They’re Using Dirt To Power Fuel Cells! Soil-Based Microbial Fuel Cells Offer Nearly Limitless Energy

Mark Landers
By Mark Landers
A microbial fuel cell in soil, generating power. Credit: Bill Yen & Northwestern University

In the quest for sustainable energy solutions, scientists at Northwestern University have made a groundbreaking leap. They’ve developed a compact, novel device, no larger than a paperback book, that burrows into the soil and taps into a virtually inexhaustible energy source – the natural breakdown of organic matter by microbes.

Unleashing the Power of Microbes: A Century-Old Concept Reimagined

Microbial fuel cells (MFCs), a concept over a century old, function similarly to batteries, comprising an anode, cathode, and electrolyte. These cells differ significantly, however, in their energy source. They harness power from bacteria that release electrons as they consume soil. The challenge, until now, has been maintaining these cells’ access to essential water and oxygen while submerged in soil.

Bill Yen, a Northwestern University alumnus and project lead, sheds light on this dilemma: “Although MFCs have existed as a concept for more than a century, their unreliable performance and low output power have stymied efforts to make practical use of them, especially in low-moisture conditions.”

Project lead, Bill Yen, testing the microbial fuel tests in the lab. Source: Bill Yen

A Novel Design for Optimal Performance

To overcome these hurdles, the team engineered several innovative designs, ultimately succeeding with a cartridge-like structure, vertically mounted on a horizontal disc. This configuration ensures the disc-shaped carbon felt anode remains buried deep in the soil, optimizing electron capture as microbes digest dirt.

The simplified design places a disc-shaped anode at the bottom, and a vertically-oriented anode poking up towards the surface and with parts that can be bought almost anywhere. Credit: Bill Yen

Above the anode, the conductive metal cathode stands vertically. Its clever placement allows the lower part to access deep soil moisture while the upper part remains level with the surface. A key feature is an air gap running the length of the electrode, ensuring continuous oxygen access. A protective cap prevents soil and debris from obstructing the cathode’s oxygen supply. Part of the cathode is also treated with waterproofing material, allowing functionality even during floods.

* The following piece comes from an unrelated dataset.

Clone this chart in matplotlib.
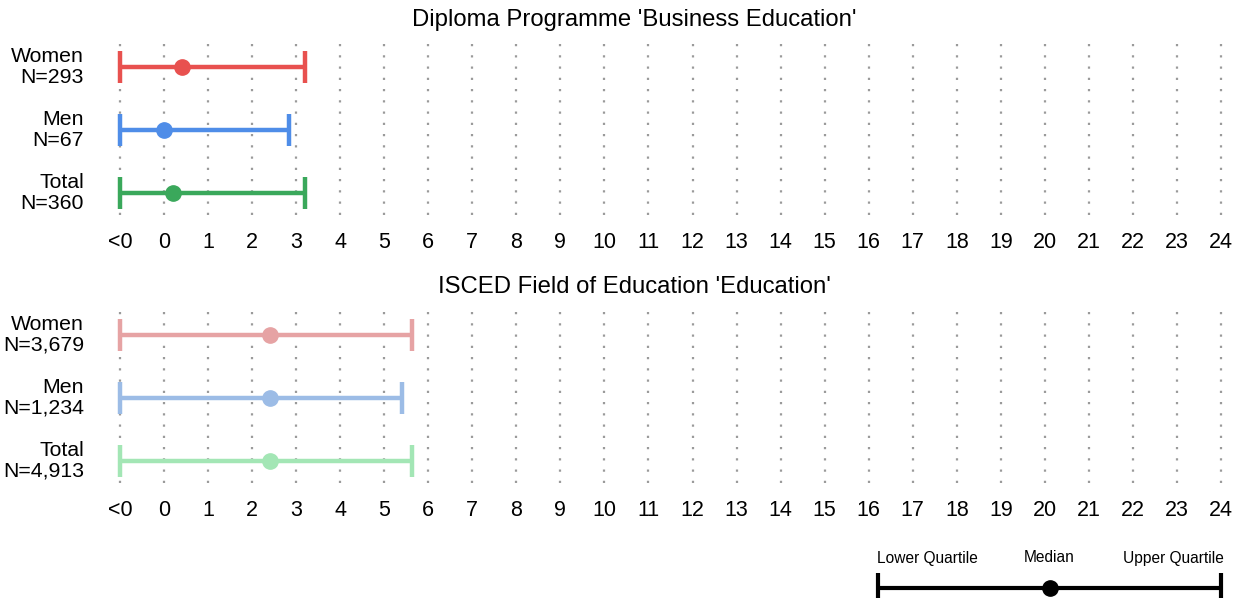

Consistent Power Across Diverse Conditions

In various tests, this design consistently performed well, generating power in conditions ranging from underwater to soils with as little as 41% water content. Remarkably, it produced about 68 times more power than needed for its internal moisture and touch detection systems, along with transmitting data to a base station.

While the power output isn’t sufficient for high-energy applications like cars or smartphones, it’s ideal for small, long-term sensors. As Yen emphasizes, “We need to find alternatives that can provide low amounts of energy to power a decentralized network of devices. As long as there is organic carbon in the soil for the microbes to break down, the fuel cell can potentially last forever.”

Clean (left) and dirty microbial fuel cells, with the disc-shaped anode at the bottom removed. Credit: Bill Yen

The Future of Agriculture: Precision Monitoring with Soil Sensors

These soil-based sensors offer enormous potential for precision agriculture. Farmers can deploy them to monitor soil conditions like moisture, nutrient levels, and contaminants. This network of sensors could provide valuable, long-term data for years, even decades, aiding in more efficient and sustainable farming practices.

A Blueprint for Widespread Adoption

The most exciting aspect of this innovation is its accessibility. 

All components of this microbial fuel cell can be sourced from a standard hardware store, eliminating major supply chain or material hurdles for commercialization.